Recently I’d like to try to train some customize module. And I found this tools -> Keras. It seems running based on TensorFlow, but it can help generating deep learning tools quickly with the high-productive interface. I’d like to memo something I learned at here.

Data loading & preprocessing

Neural networks don’t process raw data, like text files, encoded JPEG image files, or CSV files. They process vectorized & standardized representations.

  • Text files: read into string tensors, then split into words. The words need to be indexed & turned into integer tensors
  • Images: read and decoded into integer tensors, then converted to floating point and normalized to small values(usually between 0 and 1)
  • CSV data: parsed, with numerical features converted to floating point tensors and categorical features indexed and converted into integer tensors. Then each feature typically needs to be normalized to zero-mean and unit-variance

Data loading

Keras models accept three types of inputs:

  • NumPy arrays: good option if the data fits in memory
  • TensorFlow Dataset objects: high-performance option, more suitable for dataset that do not fit in memory and that are streamed from disk or from a distributed filesystem
  • Python generators: yield batches of data(such as custom subclasses of the keras.utils.Sequence class)

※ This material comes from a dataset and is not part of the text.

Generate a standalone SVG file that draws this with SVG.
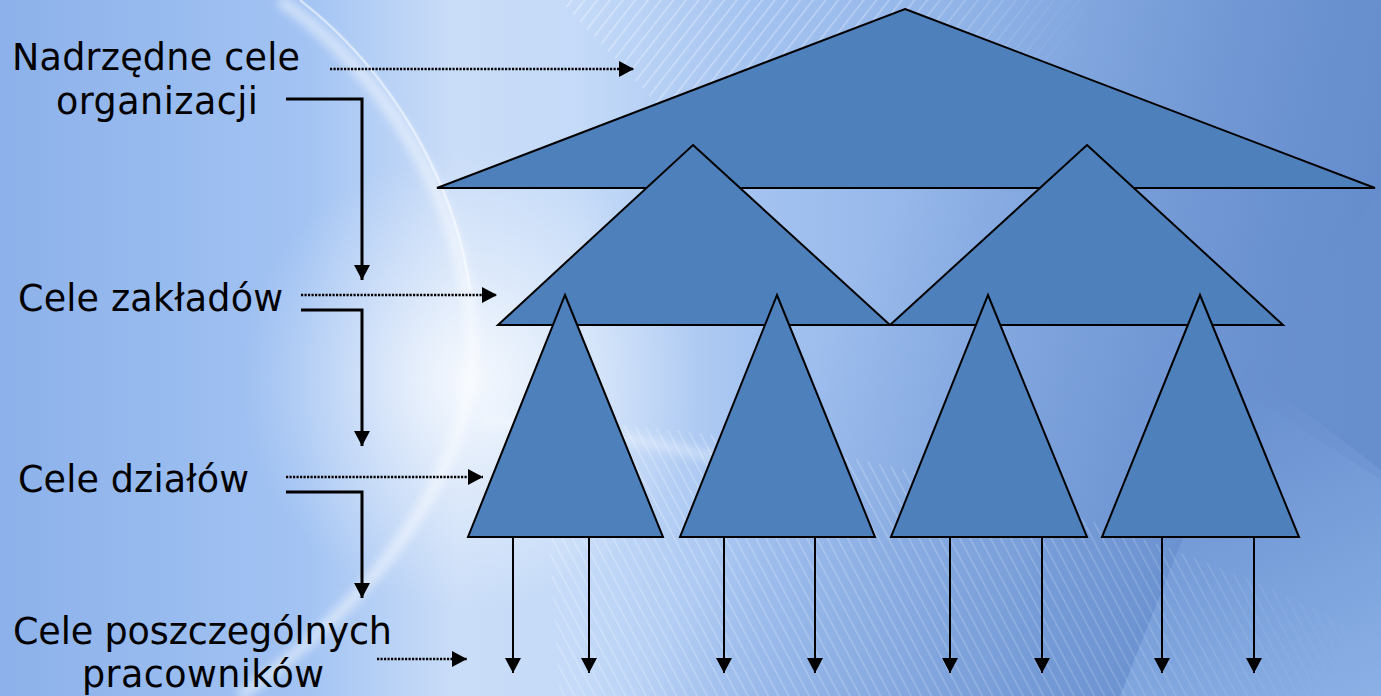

If it is a large dataset and you training on GPU(s), consider using Dataset objects since they will take care of performance-critical details, such as:

  • Asynchronously preprocessing your data on CPU while your GPU is busy, and buffering it into a queue.
  • Prefetching data on GPU memory so it’s immediately available when the GPU has finished processing the previous batch, so you can reach full GPU utilization.

Keras utilities turn raw data into Dataset

# turn image files sorted into class-specific folders into a labeled dataset of image tensors

# turn text files sorted into class-specific folders into a labeled dataset of image tensors

# load structured data from CSV files


# Obtaining a labeled dataset from image files on disk

# main_directory/
# ...class_a/
# ......a_image_1.jpg
# ......a_image_2.jpg
# ...class_b/
# ......b_image_1.jpg
# ......b_image_2.jpg

# Create a dataset.
dataset = keras.preprocessing.image_dataset_from_directory(
  'path/to/main_directory', batch_size=64, image_size=(200, 200))

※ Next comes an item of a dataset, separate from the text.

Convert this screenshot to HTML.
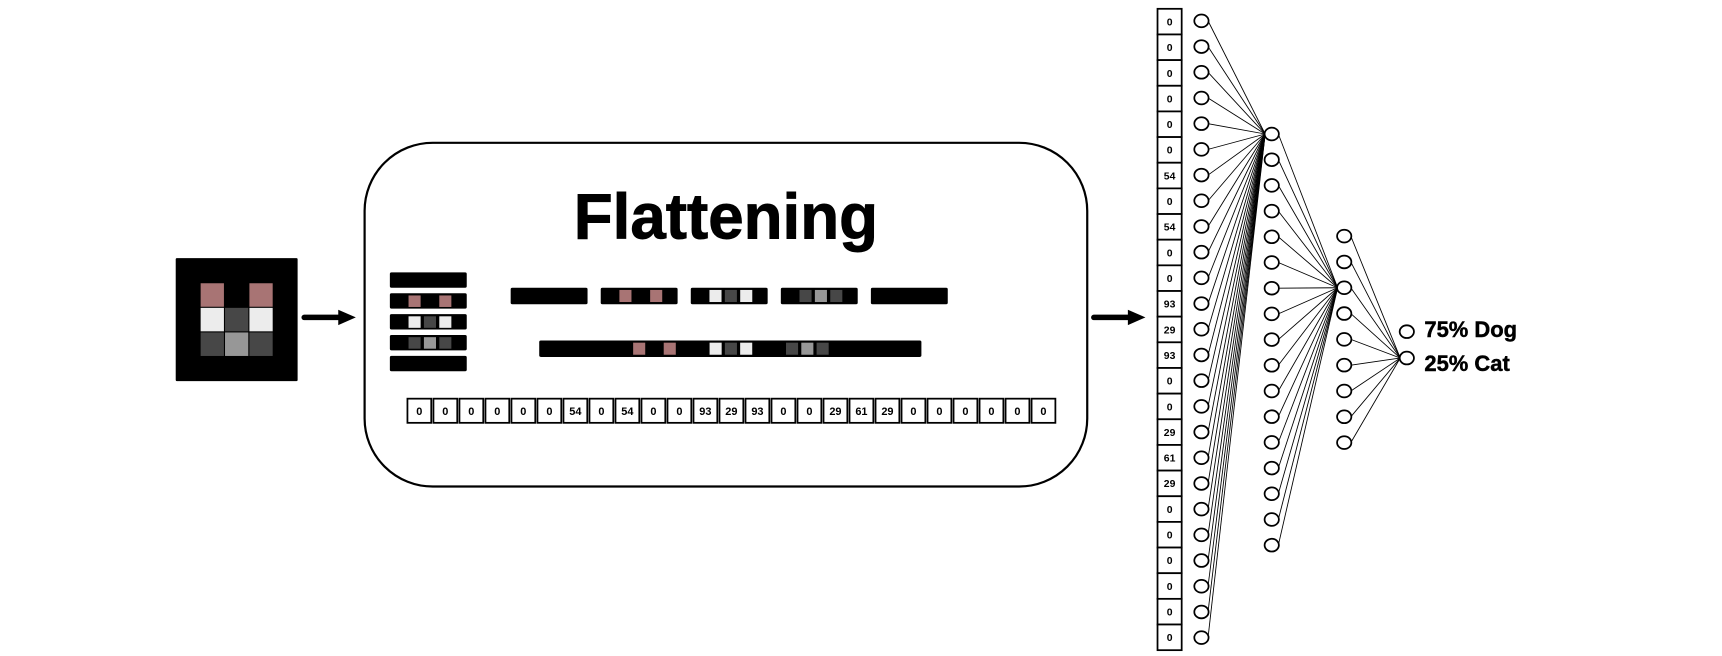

# For demonstration, iterate over the batches yielded by the dataset.
for data, labels in dataset:
   print(data.shape)  # (64, 200, 200, 3)
   print(data.dtype)  # float32
   print(labels.shape)  # (64,)
   print(labels.dtype)  # int32

# The label of a sample is the rank of its folder in alphanumeric order. Naturally, 
# this can also be configured explicitly by passing, e.g. class_names=['class_a', 
# 'class_b'], in which cases label 0 will be class_a and 1 will be class_b.

# Obtaining a labeled dataset from "text files" on disk

dataset = keras.preprocessing.text_dataset_from_directory(
  'path/to/main_directory', batch_size=64)

# For demonstration, iterate over the batches yielded by the dataset.
for data, labels in dataset:
   print(data.shape)  # (64,)
   print(data.dtype)  # string
   print(labels.shape)  # (64,)
   print(labels.dtype)  # int32

Data preprocessing

  • Tokenization of string data, followed by token indexing.
  • Feature normalization.
  • Rescaling the data to small values (in general, input values to a neural network should be close to zero – typically we expect either data with zero-mean and unit-variance, or data in the [0, 1] range.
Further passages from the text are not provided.